Written problem:
Copy the first line of the material below and every later line through the line containing "ax = fig.add_axes([149", without any other output.

Data records:
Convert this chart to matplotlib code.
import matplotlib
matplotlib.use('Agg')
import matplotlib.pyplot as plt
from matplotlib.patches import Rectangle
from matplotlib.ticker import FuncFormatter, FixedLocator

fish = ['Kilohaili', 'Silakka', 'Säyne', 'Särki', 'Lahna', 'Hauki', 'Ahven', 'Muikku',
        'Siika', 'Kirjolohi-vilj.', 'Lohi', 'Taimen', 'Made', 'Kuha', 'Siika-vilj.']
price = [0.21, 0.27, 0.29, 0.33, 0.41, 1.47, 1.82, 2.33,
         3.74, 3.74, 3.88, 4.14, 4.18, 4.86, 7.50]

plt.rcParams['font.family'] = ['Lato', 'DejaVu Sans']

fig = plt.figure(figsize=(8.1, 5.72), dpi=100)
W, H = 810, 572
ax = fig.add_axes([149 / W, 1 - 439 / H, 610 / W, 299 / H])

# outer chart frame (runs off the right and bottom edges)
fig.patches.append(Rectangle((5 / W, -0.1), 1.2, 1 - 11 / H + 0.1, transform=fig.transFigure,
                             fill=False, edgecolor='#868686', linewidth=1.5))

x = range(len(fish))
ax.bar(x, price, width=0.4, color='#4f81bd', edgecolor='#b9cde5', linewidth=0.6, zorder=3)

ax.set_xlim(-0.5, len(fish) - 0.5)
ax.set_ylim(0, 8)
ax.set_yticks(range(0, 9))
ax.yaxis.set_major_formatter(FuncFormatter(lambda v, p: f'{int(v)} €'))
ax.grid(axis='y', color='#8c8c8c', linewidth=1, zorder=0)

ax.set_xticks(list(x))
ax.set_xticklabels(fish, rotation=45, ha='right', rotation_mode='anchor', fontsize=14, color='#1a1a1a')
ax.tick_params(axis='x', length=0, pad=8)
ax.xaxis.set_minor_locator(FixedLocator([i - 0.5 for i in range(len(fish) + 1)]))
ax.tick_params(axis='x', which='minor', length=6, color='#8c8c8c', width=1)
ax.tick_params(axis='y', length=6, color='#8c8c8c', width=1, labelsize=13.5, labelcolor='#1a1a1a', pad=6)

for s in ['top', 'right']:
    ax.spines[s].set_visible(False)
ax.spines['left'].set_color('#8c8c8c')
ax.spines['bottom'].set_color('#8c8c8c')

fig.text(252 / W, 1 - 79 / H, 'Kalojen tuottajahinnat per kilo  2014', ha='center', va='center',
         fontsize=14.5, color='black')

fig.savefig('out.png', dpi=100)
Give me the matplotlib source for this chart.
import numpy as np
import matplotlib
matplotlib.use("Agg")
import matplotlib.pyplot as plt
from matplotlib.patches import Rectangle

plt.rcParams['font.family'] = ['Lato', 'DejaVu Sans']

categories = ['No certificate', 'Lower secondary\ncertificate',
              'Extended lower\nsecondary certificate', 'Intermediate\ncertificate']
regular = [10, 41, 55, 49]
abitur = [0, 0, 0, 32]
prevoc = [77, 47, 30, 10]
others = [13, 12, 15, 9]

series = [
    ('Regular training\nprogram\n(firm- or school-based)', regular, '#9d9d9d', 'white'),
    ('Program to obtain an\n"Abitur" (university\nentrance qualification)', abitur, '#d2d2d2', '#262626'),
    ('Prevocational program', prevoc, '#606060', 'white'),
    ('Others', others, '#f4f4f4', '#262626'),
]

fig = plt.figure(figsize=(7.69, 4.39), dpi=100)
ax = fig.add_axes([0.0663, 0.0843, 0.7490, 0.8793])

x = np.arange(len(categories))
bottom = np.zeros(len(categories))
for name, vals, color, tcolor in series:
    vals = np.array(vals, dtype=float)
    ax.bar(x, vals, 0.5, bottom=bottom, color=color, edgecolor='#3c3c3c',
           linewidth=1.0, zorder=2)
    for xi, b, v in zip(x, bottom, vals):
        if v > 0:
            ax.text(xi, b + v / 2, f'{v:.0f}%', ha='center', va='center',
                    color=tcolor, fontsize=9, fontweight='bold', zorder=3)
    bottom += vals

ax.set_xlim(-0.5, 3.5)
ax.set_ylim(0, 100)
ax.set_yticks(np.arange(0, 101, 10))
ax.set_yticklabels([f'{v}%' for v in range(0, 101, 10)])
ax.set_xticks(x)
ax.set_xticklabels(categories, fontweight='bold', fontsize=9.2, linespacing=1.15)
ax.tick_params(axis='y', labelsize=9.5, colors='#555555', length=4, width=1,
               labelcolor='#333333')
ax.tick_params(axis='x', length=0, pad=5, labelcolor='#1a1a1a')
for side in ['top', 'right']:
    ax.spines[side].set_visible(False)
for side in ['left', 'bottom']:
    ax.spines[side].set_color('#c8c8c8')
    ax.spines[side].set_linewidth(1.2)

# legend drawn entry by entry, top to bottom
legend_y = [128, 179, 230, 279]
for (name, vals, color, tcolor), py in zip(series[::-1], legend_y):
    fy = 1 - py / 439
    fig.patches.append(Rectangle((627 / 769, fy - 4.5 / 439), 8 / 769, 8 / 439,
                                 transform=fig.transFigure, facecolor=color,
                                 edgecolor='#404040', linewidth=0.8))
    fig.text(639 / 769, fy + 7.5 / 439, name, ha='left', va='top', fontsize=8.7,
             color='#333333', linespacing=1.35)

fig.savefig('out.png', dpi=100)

Output of the exercise:
Convert this chart to matplotlib code.
import matplotlib
matplotlib.use('Agg')
import matplotlib.pyplot as plt
from matplotlib.patches import Rectangle
from matplotlib.ticker import FuncFormatter, FixedLocator

fish = ['Kilohaili', 'Silakka', 'Säyne', 'Särki', 'Lahna', 'Hauki', 'Ahven', 'Muikku',
        'Siika', 'Kirjolohi-vilj.', 'Lohi', 'Taimen', 'Made', 'Kuha', 'Siika-vilj.']
price = [0.21, 0.27, 0.29, 0.33, 0.41, 1.47, 1.82, 2.33,
         3.74, 3.74, 3.88, 4.14, 4.18, 4.86, 7.50]

plt.rcParams['font.family'] = ['Lato', 'DejaVu Sans']

fig = plt.figure(figsize=(8.1, 5.72), dpi=100)
W, H = 810, 572
ax = fig.add_axes([149 / W, 1 - 439 / H, 610 / W, 299 / H])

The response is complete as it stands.